Print the material below exactly as it stands, please, from its first line to the line holding "136.26, 137.474, 137.461]", with no pictures.

Source excerpt ::
┄┄┄┄┄┄┄┄┄┄
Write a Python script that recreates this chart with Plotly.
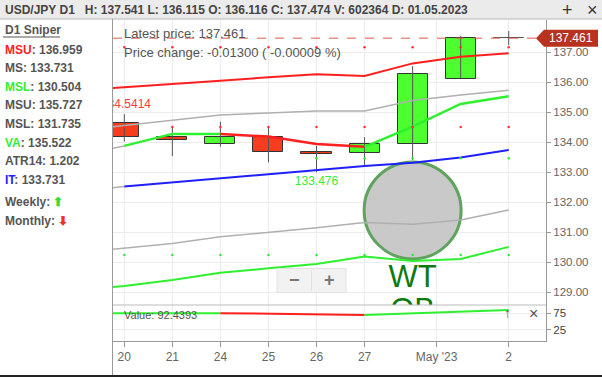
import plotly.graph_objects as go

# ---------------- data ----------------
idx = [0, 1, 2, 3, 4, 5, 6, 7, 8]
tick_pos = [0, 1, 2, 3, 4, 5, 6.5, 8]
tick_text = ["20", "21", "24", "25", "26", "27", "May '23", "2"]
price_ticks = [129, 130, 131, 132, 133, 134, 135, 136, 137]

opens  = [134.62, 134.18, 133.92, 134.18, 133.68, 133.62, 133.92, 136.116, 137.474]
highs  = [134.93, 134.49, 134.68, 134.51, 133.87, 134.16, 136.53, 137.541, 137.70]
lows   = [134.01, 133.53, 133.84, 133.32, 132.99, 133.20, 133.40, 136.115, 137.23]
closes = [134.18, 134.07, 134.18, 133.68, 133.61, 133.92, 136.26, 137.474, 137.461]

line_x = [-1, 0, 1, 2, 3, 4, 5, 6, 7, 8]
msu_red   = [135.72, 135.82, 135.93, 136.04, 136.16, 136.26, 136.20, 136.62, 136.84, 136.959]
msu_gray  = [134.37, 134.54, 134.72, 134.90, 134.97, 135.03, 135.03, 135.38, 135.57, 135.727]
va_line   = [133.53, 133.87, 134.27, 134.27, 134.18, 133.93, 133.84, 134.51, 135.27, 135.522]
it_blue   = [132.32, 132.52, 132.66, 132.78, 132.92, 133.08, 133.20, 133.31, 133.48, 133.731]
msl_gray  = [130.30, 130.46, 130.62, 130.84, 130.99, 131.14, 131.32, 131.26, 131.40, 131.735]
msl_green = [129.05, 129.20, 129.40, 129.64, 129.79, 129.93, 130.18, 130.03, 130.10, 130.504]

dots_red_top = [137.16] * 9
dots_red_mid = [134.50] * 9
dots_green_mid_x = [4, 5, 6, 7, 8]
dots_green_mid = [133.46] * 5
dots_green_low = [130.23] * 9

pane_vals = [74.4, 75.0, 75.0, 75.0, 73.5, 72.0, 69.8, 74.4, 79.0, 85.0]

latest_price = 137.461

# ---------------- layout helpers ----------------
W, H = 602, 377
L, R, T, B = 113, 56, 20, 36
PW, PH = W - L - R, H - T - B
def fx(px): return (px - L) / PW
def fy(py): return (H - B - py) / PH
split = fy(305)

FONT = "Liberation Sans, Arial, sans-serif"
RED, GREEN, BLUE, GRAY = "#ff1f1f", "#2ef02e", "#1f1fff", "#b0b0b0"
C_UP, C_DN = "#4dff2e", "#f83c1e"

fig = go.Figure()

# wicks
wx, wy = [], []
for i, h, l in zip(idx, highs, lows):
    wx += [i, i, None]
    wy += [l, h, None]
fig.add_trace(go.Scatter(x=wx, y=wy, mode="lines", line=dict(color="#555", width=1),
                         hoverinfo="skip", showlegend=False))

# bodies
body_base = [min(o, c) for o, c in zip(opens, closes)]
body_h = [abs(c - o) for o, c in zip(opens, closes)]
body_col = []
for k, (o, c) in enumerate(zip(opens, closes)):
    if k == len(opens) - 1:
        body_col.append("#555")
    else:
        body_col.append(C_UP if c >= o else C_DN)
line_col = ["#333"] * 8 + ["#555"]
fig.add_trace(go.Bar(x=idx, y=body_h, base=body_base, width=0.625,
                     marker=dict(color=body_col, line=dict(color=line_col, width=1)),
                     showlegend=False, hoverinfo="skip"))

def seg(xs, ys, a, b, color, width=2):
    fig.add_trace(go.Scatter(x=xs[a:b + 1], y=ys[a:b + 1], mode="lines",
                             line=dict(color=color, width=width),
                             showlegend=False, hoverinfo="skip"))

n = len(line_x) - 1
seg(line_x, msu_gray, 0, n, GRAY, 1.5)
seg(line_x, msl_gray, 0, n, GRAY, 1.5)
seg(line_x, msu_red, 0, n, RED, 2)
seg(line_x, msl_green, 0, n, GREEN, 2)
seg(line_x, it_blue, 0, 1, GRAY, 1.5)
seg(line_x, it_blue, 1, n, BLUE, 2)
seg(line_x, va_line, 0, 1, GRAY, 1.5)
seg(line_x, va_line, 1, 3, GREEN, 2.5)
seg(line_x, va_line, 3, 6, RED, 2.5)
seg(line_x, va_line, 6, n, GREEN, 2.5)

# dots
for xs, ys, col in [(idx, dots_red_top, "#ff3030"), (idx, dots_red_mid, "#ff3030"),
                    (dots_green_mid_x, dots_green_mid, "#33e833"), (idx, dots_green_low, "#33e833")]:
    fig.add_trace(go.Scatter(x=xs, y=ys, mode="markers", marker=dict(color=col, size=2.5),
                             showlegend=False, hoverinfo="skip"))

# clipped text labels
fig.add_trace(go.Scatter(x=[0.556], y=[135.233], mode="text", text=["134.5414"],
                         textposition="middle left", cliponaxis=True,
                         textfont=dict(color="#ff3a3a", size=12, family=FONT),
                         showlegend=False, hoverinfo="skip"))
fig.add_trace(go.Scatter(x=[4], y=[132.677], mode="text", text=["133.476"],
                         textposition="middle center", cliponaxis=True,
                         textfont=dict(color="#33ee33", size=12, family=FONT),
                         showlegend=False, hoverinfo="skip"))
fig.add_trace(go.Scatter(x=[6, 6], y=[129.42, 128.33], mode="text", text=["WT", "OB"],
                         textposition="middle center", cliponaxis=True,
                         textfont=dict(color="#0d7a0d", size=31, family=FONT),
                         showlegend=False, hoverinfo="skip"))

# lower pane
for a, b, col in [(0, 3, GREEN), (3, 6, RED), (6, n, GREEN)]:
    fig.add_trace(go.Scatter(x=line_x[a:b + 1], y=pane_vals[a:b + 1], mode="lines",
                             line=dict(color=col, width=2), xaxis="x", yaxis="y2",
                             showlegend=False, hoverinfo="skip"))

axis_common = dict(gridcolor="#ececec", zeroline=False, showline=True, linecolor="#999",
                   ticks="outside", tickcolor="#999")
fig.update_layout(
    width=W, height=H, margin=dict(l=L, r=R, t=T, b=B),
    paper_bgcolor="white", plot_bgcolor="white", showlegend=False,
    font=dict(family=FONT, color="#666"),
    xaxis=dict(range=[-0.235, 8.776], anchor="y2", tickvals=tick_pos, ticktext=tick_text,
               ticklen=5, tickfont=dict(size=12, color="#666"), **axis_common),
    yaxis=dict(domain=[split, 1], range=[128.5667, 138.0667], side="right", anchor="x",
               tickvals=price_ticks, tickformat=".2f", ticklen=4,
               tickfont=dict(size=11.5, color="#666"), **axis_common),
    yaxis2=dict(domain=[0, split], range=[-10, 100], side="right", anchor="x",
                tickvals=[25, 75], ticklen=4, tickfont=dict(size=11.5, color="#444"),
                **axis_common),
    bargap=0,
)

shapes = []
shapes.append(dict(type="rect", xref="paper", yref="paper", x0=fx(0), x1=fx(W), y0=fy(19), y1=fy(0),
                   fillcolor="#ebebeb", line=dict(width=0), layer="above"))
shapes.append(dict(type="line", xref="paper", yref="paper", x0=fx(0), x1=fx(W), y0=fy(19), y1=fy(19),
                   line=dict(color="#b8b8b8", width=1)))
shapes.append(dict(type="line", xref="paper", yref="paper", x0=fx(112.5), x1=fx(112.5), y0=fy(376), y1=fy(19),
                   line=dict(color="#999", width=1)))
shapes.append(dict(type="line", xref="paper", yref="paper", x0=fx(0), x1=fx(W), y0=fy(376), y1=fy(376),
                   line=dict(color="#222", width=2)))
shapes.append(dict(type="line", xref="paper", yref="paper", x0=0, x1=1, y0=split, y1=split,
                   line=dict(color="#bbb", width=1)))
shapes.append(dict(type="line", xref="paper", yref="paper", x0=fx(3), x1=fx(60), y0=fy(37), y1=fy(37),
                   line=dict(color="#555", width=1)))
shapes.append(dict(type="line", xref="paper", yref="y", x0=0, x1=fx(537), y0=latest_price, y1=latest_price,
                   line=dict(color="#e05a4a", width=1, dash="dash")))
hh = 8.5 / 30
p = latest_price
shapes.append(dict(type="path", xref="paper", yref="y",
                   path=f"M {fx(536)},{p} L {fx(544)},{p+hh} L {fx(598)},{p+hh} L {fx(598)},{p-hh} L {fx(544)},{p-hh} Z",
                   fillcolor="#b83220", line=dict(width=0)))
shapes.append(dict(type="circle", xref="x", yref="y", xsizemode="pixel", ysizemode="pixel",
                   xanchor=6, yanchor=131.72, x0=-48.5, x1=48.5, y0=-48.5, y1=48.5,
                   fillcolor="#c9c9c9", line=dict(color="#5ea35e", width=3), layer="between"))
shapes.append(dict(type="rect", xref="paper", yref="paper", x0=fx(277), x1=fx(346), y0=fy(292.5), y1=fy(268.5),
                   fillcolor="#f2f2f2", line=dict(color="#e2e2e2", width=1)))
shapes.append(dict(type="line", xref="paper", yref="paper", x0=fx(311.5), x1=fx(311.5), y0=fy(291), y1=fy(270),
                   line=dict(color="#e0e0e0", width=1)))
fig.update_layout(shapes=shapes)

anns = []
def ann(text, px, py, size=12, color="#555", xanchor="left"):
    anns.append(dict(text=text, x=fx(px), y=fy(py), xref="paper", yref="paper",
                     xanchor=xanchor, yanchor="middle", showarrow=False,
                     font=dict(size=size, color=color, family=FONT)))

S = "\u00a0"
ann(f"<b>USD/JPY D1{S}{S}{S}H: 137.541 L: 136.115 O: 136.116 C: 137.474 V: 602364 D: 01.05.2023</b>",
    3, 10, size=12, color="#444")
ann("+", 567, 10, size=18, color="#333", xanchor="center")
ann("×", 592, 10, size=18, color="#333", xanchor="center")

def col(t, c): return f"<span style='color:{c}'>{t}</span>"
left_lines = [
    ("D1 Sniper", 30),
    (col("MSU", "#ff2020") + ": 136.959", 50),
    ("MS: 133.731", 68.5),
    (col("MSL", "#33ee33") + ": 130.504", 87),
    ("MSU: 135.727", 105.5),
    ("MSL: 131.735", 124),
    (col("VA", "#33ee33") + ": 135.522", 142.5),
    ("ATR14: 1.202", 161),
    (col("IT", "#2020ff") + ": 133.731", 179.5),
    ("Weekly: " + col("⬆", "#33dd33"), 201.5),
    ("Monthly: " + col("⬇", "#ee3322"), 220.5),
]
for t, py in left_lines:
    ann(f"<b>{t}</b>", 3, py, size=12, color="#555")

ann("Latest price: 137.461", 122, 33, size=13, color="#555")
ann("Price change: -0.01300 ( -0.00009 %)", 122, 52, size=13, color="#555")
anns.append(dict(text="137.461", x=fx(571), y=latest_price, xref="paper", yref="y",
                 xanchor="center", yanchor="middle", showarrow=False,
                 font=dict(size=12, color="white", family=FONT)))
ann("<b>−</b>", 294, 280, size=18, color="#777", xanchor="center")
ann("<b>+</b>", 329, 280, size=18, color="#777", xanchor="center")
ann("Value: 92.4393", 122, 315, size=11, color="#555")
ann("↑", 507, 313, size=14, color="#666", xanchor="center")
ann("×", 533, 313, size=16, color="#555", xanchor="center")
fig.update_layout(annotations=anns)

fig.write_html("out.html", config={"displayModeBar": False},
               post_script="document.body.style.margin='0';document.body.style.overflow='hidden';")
┄┄┄┄┄┄┄┄┄┄
Reply ::
Write a Python script that recreates this chart with Plotly.
import plotly.graph_objects as go

# ---------------- data ----------------
idx = [0, 1, 2, 3, 4, 5, 6, 7, 8]
tick_pos = [0, 1, 2, 3, 4, 5, 6.5, 8]
tick_text = ["20", "21", "24", "25", "26", "27", "May '23", "2"]
price_ticks = [129, 130, 131, 132, 133, 134, 135, 136, 137]

opens  = [134.62, 134.18, 133.92, 134.18, 133.68, 133.62, 133.92, 136.116, 137.474]
highs  = [134.93, 134.49, 134.68, 134.51, 133.87, 134.16, 136.53, 137.541, 137.70]
lows   = [134.01, 133.53, 133.84, 133.32, 132.99, 133.20, 133.40, 136.115, 137.23]
closes = [134.18, 134.07, 134.18, 133.68, 133.61, 133.92, 136.26, 137.474, 137.461]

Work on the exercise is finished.